◆ The exercise ◆
Each line below should be quoted exactly, please.

──────

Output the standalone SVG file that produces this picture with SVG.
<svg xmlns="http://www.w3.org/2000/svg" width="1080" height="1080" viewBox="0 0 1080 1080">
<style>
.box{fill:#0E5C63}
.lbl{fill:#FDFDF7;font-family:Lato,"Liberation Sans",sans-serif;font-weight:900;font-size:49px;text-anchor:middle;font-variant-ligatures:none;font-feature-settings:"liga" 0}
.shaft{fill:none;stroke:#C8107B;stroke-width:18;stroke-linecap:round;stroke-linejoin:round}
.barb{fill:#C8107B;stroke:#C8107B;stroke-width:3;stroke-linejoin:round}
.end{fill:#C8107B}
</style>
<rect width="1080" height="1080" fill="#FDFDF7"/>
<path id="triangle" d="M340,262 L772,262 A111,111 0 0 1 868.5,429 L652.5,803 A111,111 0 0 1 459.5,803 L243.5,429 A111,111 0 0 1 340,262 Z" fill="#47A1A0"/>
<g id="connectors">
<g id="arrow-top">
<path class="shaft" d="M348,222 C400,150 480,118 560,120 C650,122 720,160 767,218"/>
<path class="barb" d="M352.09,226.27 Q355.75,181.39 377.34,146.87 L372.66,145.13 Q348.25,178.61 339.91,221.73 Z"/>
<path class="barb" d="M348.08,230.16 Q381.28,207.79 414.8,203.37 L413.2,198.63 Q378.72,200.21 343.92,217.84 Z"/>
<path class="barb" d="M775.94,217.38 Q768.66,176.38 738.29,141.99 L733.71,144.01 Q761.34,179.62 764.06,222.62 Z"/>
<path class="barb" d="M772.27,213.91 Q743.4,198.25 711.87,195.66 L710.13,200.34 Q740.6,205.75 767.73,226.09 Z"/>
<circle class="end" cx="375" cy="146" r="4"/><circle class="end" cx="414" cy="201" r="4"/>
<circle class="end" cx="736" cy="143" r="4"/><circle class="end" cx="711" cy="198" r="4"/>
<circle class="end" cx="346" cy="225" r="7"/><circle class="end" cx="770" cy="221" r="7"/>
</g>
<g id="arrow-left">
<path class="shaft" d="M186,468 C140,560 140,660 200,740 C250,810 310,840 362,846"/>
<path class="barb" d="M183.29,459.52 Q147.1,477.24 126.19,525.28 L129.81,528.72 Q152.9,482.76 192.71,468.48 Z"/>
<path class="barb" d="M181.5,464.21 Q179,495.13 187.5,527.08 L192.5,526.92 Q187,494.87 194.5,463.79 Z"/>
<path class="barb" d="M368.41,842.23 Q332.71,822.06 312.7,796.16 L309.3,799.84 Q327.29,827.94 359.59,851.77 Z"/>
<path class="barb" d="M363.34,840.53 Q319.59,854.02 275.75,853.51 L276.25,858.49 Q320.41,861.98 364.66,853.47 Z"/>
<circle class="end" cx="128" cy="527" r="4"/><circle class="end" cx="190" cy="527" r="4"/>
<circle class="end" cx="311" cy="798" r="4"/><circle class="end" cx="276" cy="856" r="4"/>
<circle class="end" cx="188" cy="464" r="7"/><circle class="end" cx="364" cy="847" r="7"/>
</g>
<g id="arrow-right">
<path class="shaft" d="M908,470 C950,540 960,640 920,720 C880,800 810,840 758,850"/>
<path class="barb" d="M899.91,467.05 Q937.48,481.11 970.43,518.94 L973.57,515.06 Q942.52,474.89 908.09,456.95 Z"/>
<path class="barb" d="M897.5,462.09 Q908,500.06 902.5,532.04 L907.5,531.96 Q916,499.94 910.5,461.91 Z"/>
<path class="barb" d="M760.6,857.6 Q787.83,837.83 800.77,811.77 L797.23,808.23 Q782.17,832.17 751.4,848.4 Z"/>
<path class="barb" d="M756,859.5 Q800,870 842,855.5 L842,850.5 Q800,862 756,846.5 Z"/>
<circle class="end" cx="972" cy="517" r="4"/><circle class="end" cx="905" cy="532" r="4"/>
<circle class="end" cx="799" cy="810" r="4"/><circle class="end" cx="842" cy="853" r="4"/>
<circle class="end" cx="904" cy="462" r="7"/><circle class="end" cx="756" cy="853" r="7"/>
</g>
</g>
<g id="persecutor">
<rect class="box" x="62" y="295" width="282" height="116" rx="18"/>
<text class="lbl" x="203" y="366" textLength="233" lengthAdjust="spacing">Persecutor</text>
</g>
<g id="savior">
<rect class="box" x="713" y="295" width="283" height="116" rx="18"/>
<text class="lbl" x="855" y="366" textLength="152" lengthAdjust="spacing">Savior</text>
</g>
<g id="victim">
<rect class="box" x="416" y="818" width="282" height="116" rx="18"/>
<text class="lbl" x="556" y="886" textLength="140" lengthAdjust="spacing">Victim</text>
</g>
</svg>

──────

◆ Exercise result ◆
Output the standalone SVG file that produces this picture with SVG.
<svg xmlns="http://www.w3.org/2000/svg" width="1080" height="1080" viewBox="0 0 1080 1080">
<style>
.box{fill:#0E5C63}
.lbl{fill:#FDFDF7;font-family:Lato,"Liberation Sans",sans-serif;font-weight:900;font-size:49px;text-anchor:middle;font-variant-ligatures:none;font-feature-settings:"liga" 0}
.shaft{fill:none;stroke:#C8107B;stroke-width:18;stroke-linecap:round;stroke-linejoin:round}
.barb{fill:#C8107B;stroke:#C8107B;stroke-width:3;stroke-linejoin:round}
.end{fill:#C8107B}
</style>
<rect width="1080" height="1080" fill="#FDFDF7"/>
<path id="triangle" d="M340,262 L772,262 A111,111 0 0 1 868.5,429 L652.5,803 A111,111 0 0 1 459.5,803 L243.5,429 A111,111 0 0 1 340,262 Z" fill="#47A1A0"/>
<g id="connectors">
<g id="arrow-top">
<path class="shaft" d="M348,222 C400,150 480,118 560,120 C650,122 720,160 767,218"/>
<path class="barb" d="M352.09,226.27 Q355.75,181.39 377.34,146.87 L372.66,145.13 Q348.25,178.61 339.91,221.73 Z"/>
<path class="barb" d="M348.08,230.16 Q381.28,207.79 414.8,203.37 L413.2,198.63 Q378.72,200.21 343.92,217.84 Z"/>
<path class="barb" d="M775.94,217.38 Q768.66,176.38 738.29,141.99 L733.71,144.01 Q761.34,179.62 764.06,222.62 Z"/>
<path class="barb" d="M772.27,213.91 Q743.4,198.25 711.87,195.66 L710.13,200.34 Q740.6,205.75 767.73,226.09 Z"/>
<circle class="end" cx="375" cy="146" r="4"/><circle class="end" cx="414" cy="201" r="4"/>
<circle class="end" cx="736" cy="143" r="4"/><circle class="end" cx="711" cy="198" r="4"/>
<circle class="end" cx="346" cy="225" r="7"/><circle class="end" cx="770" cy="221" r="7"/>
</g>
<g id="arrow-left">
<path class="shaft" d="M186,468 C140,560 140,660 200,740 C250,810 310,840 362,846"/>
<path class="barb" d="M183.29,459.52 Q147.1,477.24 126.19,525.28 L129.81,528.72 Q152.9,482.76 192.71,468.48 Z"/>
<path class="barb" d="M181.5,464.21 Q179,495.13 187.5,527.08 L192.5,526.92 Q187,494.87 194.5,463.79 Z"/>
<path class="barb" d="M368.41,842.23 Q332.71,822.06 312.7,796.16 L309.3,799.84 Q327.29,827.94 359.59,851.77 Z"/>
<path class="barb" d="M363.34,840.53 Q319.59,854.02 275.75,853.51 L276.25,858.49 Q320.41,861.98 364.66,853.47 Z"/>
<circle class="end" cx="128" cy="527" r="4"/><circle class="end" cx="190" cy="527" r="4"/>
<circle class="end" cx="311" cy="798" r="4"/><circle class="end" cx="276" cy="856" r="4"/>
<circle class="end" cx="188" cy="464" r="7"/><circle class="end" cx="364" cy="847" r="7"/>
</g>
<g id="arrow-right">
<path class="shaft" d="M908,470 C950,540 960,640 920,720 C880,800 810,840 758,850"/>
<path class="barb" d="M899.91,467.05 Q937.48,481.11 970.43,518.94 L973.57,515.06 Q942.52,474.89 908.09,456.95 Z"/>
<path class="barb" d="M897.5,462.09 Q908,500.06 902.5,532.04 L907.5,531.96 Q916,499.94 910.5,461.91 Z"/>
<path class="barb" d="M760.6,857.6 Q787.83,837.83 800.77,811.77 L797.23,808.23 Q782.17,832.17 751.4,848.4 Z"/>
<path class="barb" d="M756,859.5 Q800,870 842,855.5 L842,850.5 Q800,862 756,846.5 Z"/>
<circle class="end" cx="972" cy="517" r="4"/><circle class="end" cx="905" cy="532" r="4"/>
<circle class="end" cx="799" cy="810" r="4"/><circle class="end" cx="842" cy="853" r="4"/>
<circle class="end" cx="904" cy="462" r="7"/><circle class="end" cx="756" cy="853" r="7"/>
</g>
</g>
<g id="persecutor">
<rect class="box" x="62" y="295" width="282" height="116" rx="18"/>
<text class="lbl" x="203" y="366" textLength="233" lengthAdjust="spacing">Persecutor</text>
</g>
<g id="savior">
<rect class="box" x="713" y="295" width="283" height="116" rx="18"/>
<text class="lbl" x="855" y="366" textLength="152" lengthAdjust="spacing">Savior</text>
</g>
<g id="victim">
<rect class="box" x="416" y="818" width="282" height="116" rx="18"/>
<text class="lbl" x="556" y="886" textLength="140" lengthAdjust="spacing">Victim</text>
</g>
</svg>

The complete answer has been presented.